= Cortical spreading depression =

Type of evoked potential

Animation of cortical spreading depression

Cortical spreading depression seen using intrinsic optical signal imaging in gyrencephalic brain. Speed 50x.

Hemodynamic changes in a swine brain observed after MCA occlusion in IOS. This sequence is sped up 50× to better show the SDs to human vision. Each frame has had a reference image taken 40 seconds before subtracted from it. First we see the initial area of change at the exact moment where the 3 MCAs are occluded. The area is highlighted with a white line. Later we see the signal produced by SDs.

Cortical spreading depression (CSD) or spreading depolarization (SD) is a wave of electrophysiological hyperactivity followed by a wave of inhibition. Spreading depolarization describes a phenomenon characterized by the appearance of depolarization waves of the neurons and neuroglia that propagates across the cortex at a velocity of 1.5–9.5 mm/min.

CSD can be induced by hypoxia and may cause neuronal death in energy-compromised tissue. CSD has also been implicated in migraine aura, where the condition is assumed to ascend from well-nourished tissue; this type of CSD is typically benign, although patients may have a higher chance of developing a stroke.

Spreading depolarization within brainstem tissues regulating functions crucial for life has been implicated in sudden unexpected death in epilepsy, by way of ion channel mutations such as those seen in Dravet syndrome, a particularly severe form of childhood epilepsy that appears to carry an unusually high risk of SUDEP (sudden unexpected death in epilepsy).

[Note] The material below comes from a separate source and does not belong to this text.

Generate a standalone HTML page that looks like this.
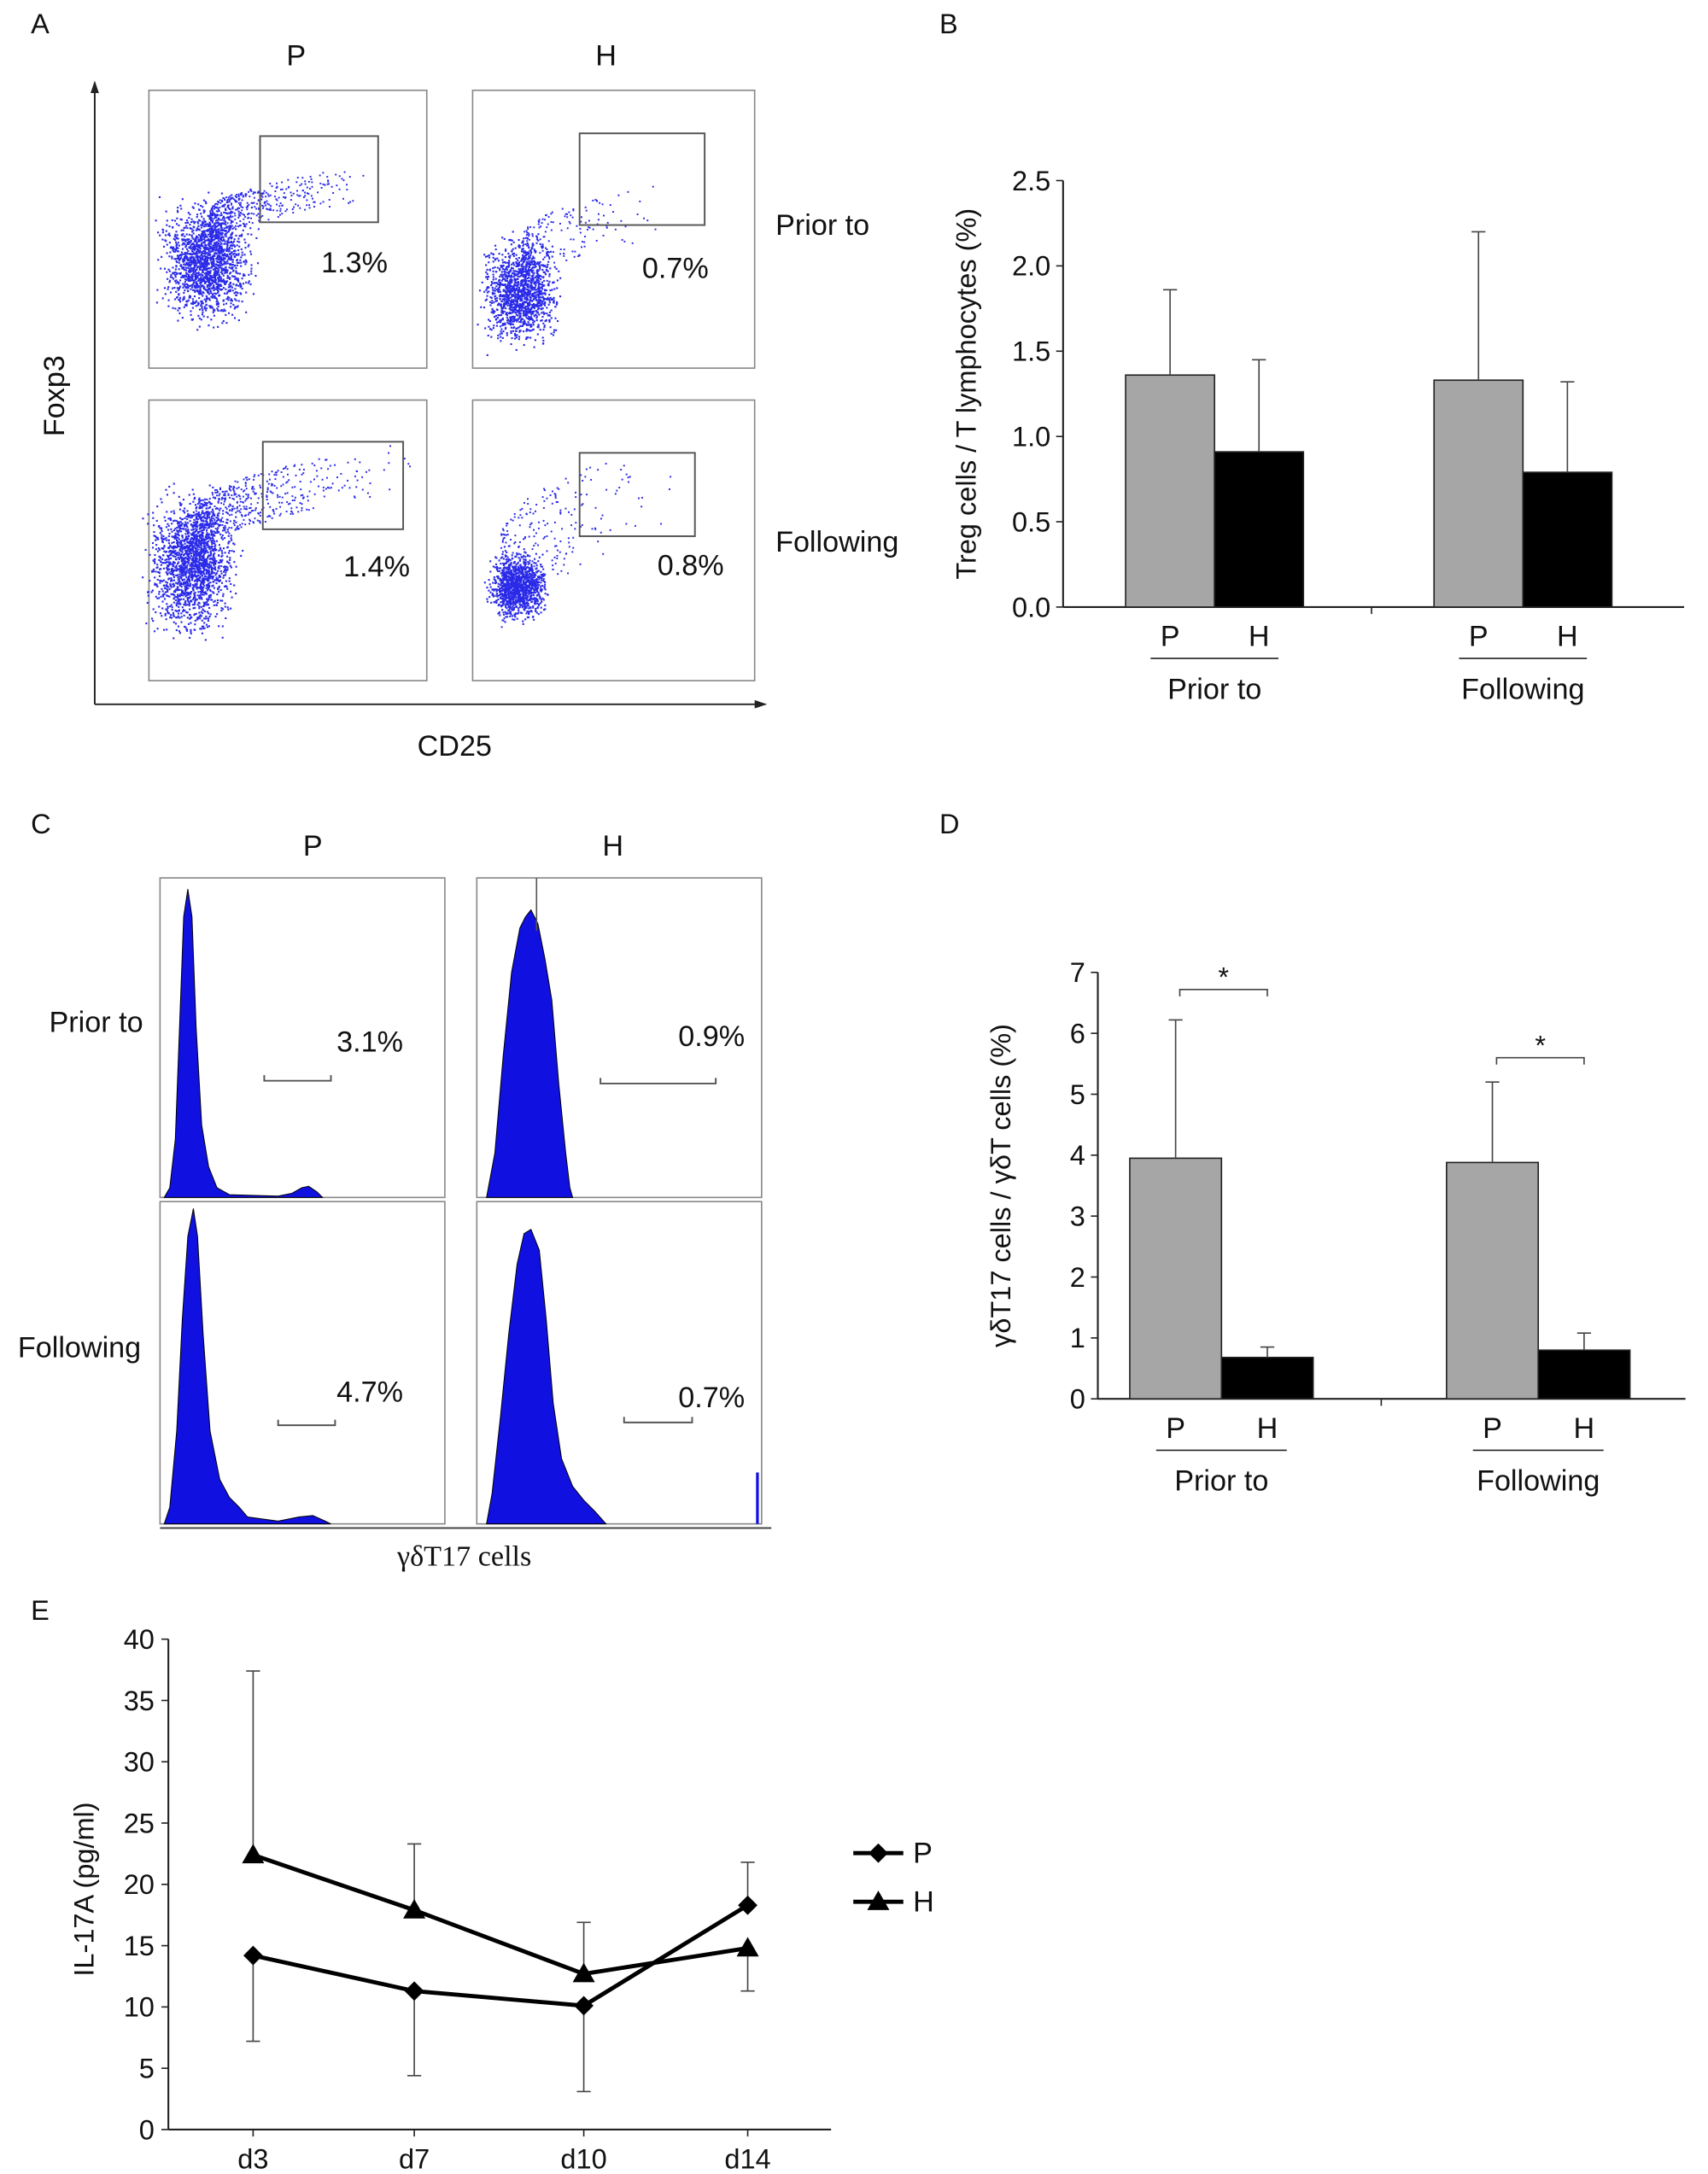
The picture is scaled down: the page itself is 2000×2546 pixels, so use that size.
<!DOCTYPE html>
<html><head><meta charset="utf-8"><style>
html,body{margin:0;padding:0;background:#fff}
svg{display:block;font-family:"Liberation Sans",sans-serif}
</style></head><body>
<svg id="fig" width="2000" height="2546" viewBox="0 0 1229 1565" xmlns="http://www.w3.org/2000/svg">
<rect width="1229" height="1565" fill="#fff"/>
<g font-size="20" fill="#111">
<text x="22" y="24">A</text>
<text x="676" y="24">B</text>
<text x="22" y="600">C</text>
<text x="676" y="600">D</text>
<text x="22" y="1166">E</text>
</g>

<!-- Panel A -->
<g id="panelA" font-size="21" fill="#111">
<text x="213" y="47" text-anchor="middle">P</text>
<text x="436" y="47" text-anchor="middle">H</text>
<text x="558" y="169">Prior to</text>
<text x="558" y="397">Following</text>
<text x="327" y="544" text-anchor="middle">CD25</text>
<text transform="translate(46,285) rotate(-90)" text-anchor="middle">Foxp3</text>
<line x1="68" y1="507" x2="68" y2="64" stroke="#222" stroke-width="1.2"/>
<polygon points="68,58 65,67 71,67" fill="#222"/>
<line x1="68" y1="507" x2="546" y2="507" stroke="#222" stroke-width="1.2"/>
<polygon points="552,507 543,504 543,510" fill="#222"/>
<g fill="none" stroke="#888" stroke-width="1">
<rect x="107" y="65" width="200" height="200"/>
<rect x="340" y="65" width="203" height="200"/>
<rect x="107" y="288" width="200" height="202"/>
<rect x="340" y="288" width="203" height="202"/>
</g>
<g id="dots" fill="#2a2ae8"></g>
<g fill="none" stroke="#555" stroke-width="1.2">
<rect x="187" y="98" width="85" height="62"/>
<rect x="417" y="96" width="90" height="66"/>
<rect x="189" y="318" width="101" height="63"/>
<rect x="417" y="326" width="83" height="60"/>
</g>
<text x="231" y="196">1.3%</text>
<text x="462" y="200">0.7%</text>
<text x="247" y="415">1.4%</text>
<text x="473" y="414">0.8%</text>
</g>

<!-- Panel B -->
<g id="panelB"></g>
<!-- Panel D -->
<g id="panelD"></g>

<!-- Panel C -->
<g id="panelC" font-size="21" fill="#111">
<text x="225" y="616" text-anchor="middle">P</text>
<text x="441" y="616" text-anchor="middle">H</text>
<text x="69" y="743" text-anchor="middle">Prior to</text>
<text x="57" y="977" text-anchor="middle">Following</text>
<g fill="none" stroke="#888" stroke-width="1">
<rect x="115" y="632" width="205" height="230"/>
<rect x="343" y="632" width="205" height="230"/>
<rect x="115" y="865" width="205" height="232"/>
<rect x="343" y="865" width="205" height="232"/>
</g>
<g fill="#1010e0" stroke="#000" stroke-width="0.6">
<path d="M118,862 L122,855 L126,820 L129,740 L132,660 L135,640 L138,660 L141,740 L145,810 L150,840 L156,855 L165,860 L200,861 L210,859 L217,855 L222,854 L228,858 L232,862 Z"/>
<path d="M350,862 L356,830 L362,760 L368,700 L374,668 L378,660 L382,655 L387,665 L392,690 L397,720 L402,780 L407,830 L410,855 L412,862 Z"/>
<path d="M118,1097 L122,1085 L127,1030 L131,950 L135,890 L139,870 L142,890 L146,960 L151,1030 L158,1065 L165,1078 L172,1085 L178,1092 L200,1095 L215,1092 L225,1091 L234,1095 L238,1097 Z"/>
<path d="M350,1097 L354,1075 L360,1020 L366,960 L372,910 L377,888 L382,885 L388,900 L393,950 L398,1010 L404,1050 L412,1070 L420,1080 L428,1088 L436,1097 Z"/>
<line x1="545" y1="1097" x2="545" y2="1060" stroke="#1010e0" stroke-width="2"/>
</g>
<line x1="386" y1="632" x2="386" y2="670" stroke="#555"/>
<g fill="none" stroke="#555" stroke-width="1.2">
<path d="M190,774 V778 H238 V774"/>
<path d="M432,776 V780 H515 V776"/>
<path d="M200,1022 V1026 H241 V1022"/>
<path d="M449,1020 V1024 H498 V1020"/>
</g>
<line x1="115" y1="1100" x2="555" y2="1100" stroke="#444" stroke-width="1.2"/>
<text x="334" y="1127" text-anchor="middle" font-family="Liberation Serif,serif">γδT17 cells</text>
<text x="266" y="757" text-anchor="middle">3.1%</text>
<text x="512" y="753" text-anchor="middle">0.9%</text>
<text x="266" y="1009" text-anchor="middle">4.7%</text>
<text x="512" y="1013" text-anchor="middle">0.7%</text>
</g>

<!-- Panel E -->
<g id="panelE"></g>
</svg>
<script>
var NS="http://www.w3.org/2000/svg";
function mk(parent,tag,attrs,text){var e=document.createElementNS(NS,tag);for(var k in attrs)e.setAttribute(k,attrs[k]);if(text!==undefined)e.textContent=text;parent.appendChild(e);return e;}

// ---- Panel A dots (decorative scatter texture) ----
(function(){
 var g=document.getElementById('dots');var s=7;function r(){s=(s*16807)%2147483647;return s/2147483647;}
 function gauss(){return (r()+r()+r()-1.5)/0.75;}
 function blob(cx,cy,rx,ry,n,tail){for(var i=0;i<n;i++){var x=cx+gauss()*rx*0.6,y=cy+gauss()*ry*0.6;mk(g,'rect',{x:x.toFixed(1),y:y.toFixed(1),width:1.3,height:1.3});}
  for(var j=0;j<tail.n;j++){var t=r()*r();var x=tail.x0+(tail.x1-tail.x0)*t,y=tail.y0+(tail.y1-tail.y0)*Math.sqrt(t)+(r()-0.5)*tail.w;mk(g,'rect',{x:x.toFixed(1),y:y.toFixed(1),width:1.2,height:1.2});}}
 blob(148,188,34,45,1700,{n:450,x0:150,x1:275,y0:165,y1:130,w:26});
 blob(374,210,28,40,1400,{n:200,x0:375,x1:480,y0:190,y1:150,w:40});
 blob(138,405,32,52,1800,{n:550,x0:140,x1:300,y0:385,y1:335,w:36});
 blob(372,422,22,26,1200,{n:260,x0:360,x1:490,y0:420,y1:350,w:70});
})();

// ---- Bar charts ----
var bCats=["Prior to","Following"];
var bP=[1.36,1.33], bPErr=[1.86,2.2];
var bH=[0.91,0.79], bHErr=[1.45,1.32];
var bTicks=[0,0.5,1.0,1.5,2.0,2.5];
var dP=[3.95,3.88], dPErr=[6.22,5.2];
var dH=[0.68,0.8], dHErr=[0.85,1.08];
var dTicks=[0,1,2,3,4,5,6,7];

function barChart(g,o){
 var y=function(v){return o.y0-(v-o.min)/(o.max-o.min)*(o.y0-o.y1);};
 mk(g,'line',{x1:o.ax,y1:o.y1,x2:o.ax,y2:o.y0,stroke:'#222','stroke-width':1.3});
 mk(g,'line',{x1:o.ax,y1:o.y0,x2:o.xend,y2:o.y0,stroke:'#222','stroke-width':1.3});
 mk(g,'line',{x1:o.mid,y1:o.y0,x2:o.mid,y2:o.y0+5,stroke:'#222'});
 o.ticks.forEach(function(t){var yy=y(t);mk(g,'line',{x1:o.ax-5,y1:yy,x2:o.ax,y2:yy,stroke:'#222'});
  var tx=mk(g,'text',{x:o.ax-9,y:yy+7,'text-anchor':'end','font-size':20,fill:'#111'},o.dec?t.toFixed(1):String(t));
  });
 var t=mk(g,'text',{transform:'translate('+o.tx+','+(o.y0+o.y1)/2+') rotate(-90)','text-anchor':'middle','font-size':20,fill:'#111'},o.title);
 
 o.cats.forEach(function(c,i){
  var gx=o.gx[i];
  [[o.P[i],o.PE[i],'#a6a6a6',gx],[o.H[i],o.HE[i],'#000',gx+o.bw]].forEach(function(b,k){
   var top=y(b[0]);
   var r=mk(g,'rect',{x:b[3],y:top,width:o.bw,height:o.y0-top,fill:b[2],stroke:'#222','stroke-width':1});
   
   var cx=b[3]+o.bw/2,ey=y(b[1]);
   var e=mk(g,'path',{d:'M'+cx+','+top+' V'+ey+' M'+(cx-5)+','+ey+' H'+(cx+5),stroke:'#444',fill:'none','stroke-width':1});
   
   mk(g,'text',{x:cx,y:o.y0+28,'text-anchor':'middle','font-size':21,fill:'#111'},k?'H':'P');
  });
  mk(g,'line',{x1:gx+o.bw/2-14,y1:o.y0+37,x2:gx+o.bw*1.5+14,y2:o.y0+37,stroke:'#222'});
  var cl=mk(g,'text',{x:gx+o.bw,y:o.y0+66,'text-anchor':'middle','font-size':21,fill:'#111'},c);
  
  if(o.sig){var sy=y(o.P[i]>0?o.sigY[i]:0);var a=gx+o.bw/2+3,b2=gx+o.bw*1.5;
   mk(g,'path',{d:'M'+a+','+(sy+5)+' V'+sy+' H'+b2+' V'+(sy+5),fill:'none',stroke:'#444'});
   mk(g,'text',{x:(a+b2)/2,y:sy-2,'text-anchor':'middle','font-size':20,fill:'#111'},'*');}
 });
}
barChart(document.getElementById('panelB'),{ax:765,xend:1212,y0:437,y1:130,min:0,max:2.5,mid:987,ticks:bTicks,dec:true,
 title:'Treg cells / T lymphocytes (%)',tx:702,cats:bCats,P:bP,PE:bPErr,H:bH,HE:bHErr,gx:[810,1032],bw:64});
barChart(document.getElementById('panelD'),{ax:790,xend:1213,y0:1007,y1:700,min:0,max:7,mid:994,ticks:dTicks,dec:false,
 title:'γδT17 cells / γδT cells (%)',tx:727,cats:bCats,P:dP,PE:dPErr,H:dH,HE:dHErr,gx:[813,1041],bw:66,sig:true,sigY:[6.72,5.6]});

// ---- Line chart E ----
var eCats=["d3","d7","d10","d14"];
var eP=[14.2,11.3,10.1,18.3], ePLow=[7.2,4.4,3.1,null], ePHigh=[null,null,null,21.8];
var eH=[22.4,17.9,12.7,14.8], eHLow=[null,null,null,11.3], eHHigh=[37.4,23.3,16.9,null];
var eTicks=[0,5,10,15,20,25,30,35,40];
(function(){
 var g=document.getElementById('panelE');
 var y0=1533,y1=1180,x0=121;var xs=[182,298,420,538];
 var y=function(v){return y0-v/40*(y0-y1);};var x=function(i){return xs[i];};
 mk(g,'line',{x1:x0,y1:y1,x2:x0,y2:y0,stroke:'#222','stroke-width':1.3});
 mk(g,'line',{x1:x0,y1:y0,x2:598,y2:y0,stroke:'#222','stroke-width':1.3});
 eTicks.forEach(function(t){var yy=y(t);mk(g,'line',{x1:x0-5,y1:yy,x2:x0,y2:yy,stroke:'#222'});
  var tx=mk(g,'text',{x:x0-10,y:yy+7,'text-anchor':'end','font-size':20,fill:'#111'},String(t));
  });
 eCats.forEach(function(c,i){mk(g,'line',{x1:x(i),y1:y0,x2:x(i),y2:y0+5,stroke:'#222'});
  var tx=mk(g,'text',{x:x(i),y:y0+28,'text-anchor':'middle','font-size':20,fill:'#111'},c);
  });
 var t=mk(g,'text',{transform:'translate(67,1360) rotate(-90)','text-anchor':'middle','font-size':20,fill:'#111'},'IL-17A (pg/ml)');
 
 function errs(vals,lo,hi){vals.forEach(function(v,i){[lo[i],hi[i]].forEach(function(e){if(e===null)return;
  var p=mk(g,'path',{d:'M'+x(i)+','+y(v)+' V'+y(e)+' M'+(x(i)-5)+','+y(e)+' H'+(x(i)+5),stroke:'#444',fill:'none'});
  });});}
 errs(eP,ePLow,ePHigh);errs(eH,eHLow,eHHigh);
 function series(vals,name,marker){
  var pl=mk(g,'polyline',{points:vals.map(function(v,i){return x(i)+','+y(v);}).join(' '),fill:'none',stroke:'#000','stroke-width':3});
  
  vals.forEach(function(v,i){var m=marker(x(i),y(v));});}
 var dia=function(cx,cy){return mk(g,'polygon',{points:cx+','+(cy-7)+' '+(cx+7)+','+cy+' '+cx+','+(cy+7)+' '+(cx-7)+','+cy,fill:'#000'});};
 var tri=function(cx,cy){return mk(g,'polygon',{points:cx+','+(cy-8)+' '+(cx+8)+','+(cy+6)+' '+(cx-8)+','+(cy+6),fill:'#000'});};
 series(eP,'p',dia);series(eH,'h',tri);
 var l1=mk(g,'line',{x1:614,y1:1334,x2:650,y2:1334,stroke:'#000','stroke-width':3});
 dia(632,1334);mk(g,'text',{x:657,y:1341,'font-size':21,fill:'#111'},'P');
 var l2=mk(g,'line',{x1:614,y1:1369,x2:650,y2:1369,stroke:'#000','stroke-width':3});
 tri(632,1369);mk(g,'text',{x:657,y:1376,'font-size':21,fill:'#111'},'H');
})();
</script>
</body></html>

Although the terms cortical spreading depression and spreading depolarization are often used as synonyms, a study found spreading depolarizations can produce variable effects on cortical activity in humans and rats, ranging from depressed to booming activity depending on SD depth.

==Uses of the term==
Neuroscientists use the term cortical spreading depression to represent at least one of the following cortical processes:
- The spreading of a self-propagating wave of cellular depolarization in the cerebral cortex.
- The spreading of a wave of ischemia passing through an area of cortex.
- The spreading of a wave of vasoconstriction following vasodilation and prolonged sustained vasoconstriction of contiguous cortical arterioles.

The scintillating scotoma of migraine in humans may be related to the neurophysiologic phenomenon termed the spreading depression of Leão.

Increased extracellular potassium ion concentration and excitatory glutamate contribute to the initiation and propagation of cortical spreading depression, which is a key event underlying migraine aura.

Chronic daily administration of migraine prophylactic drugs (topiramate, valproate, propranolol, amitriptyline, and methysergide) dose-dependently suppressed frequency of CSD induced by continuous cortical application of 1 M KCl solution. Additionally, lamotrigine (a drug with specific anti-aura action, but no efficacy in migraine in general) has a marked suppressive effect which correlates with its rather selective action on the migraine aura. Valproate and riboflavin were shown to have no effect on the triggering of cortical spreading depression though they are effective in migraine without aura. Taken together, these results are compatible with a causal role of cortical spreading depression in migraine with aura, but not in migraine without aura.

The folded structure of the cerebral cortex is capable of irregular and complex CSD propagation patterns. The irregularities of the folded cortex and the vasculature promote the presence of re-entrance waves, such as spirals and reverberating waves. The expansion of the wave then is less predictable and it is affected by the concentration of different molecules and gradients on the cortex.

Its triggers and propagation mechanisms, as well as clinical manifestations of CSD, are a therapeutic target to reduce brain damage after a stroke or brain lesion.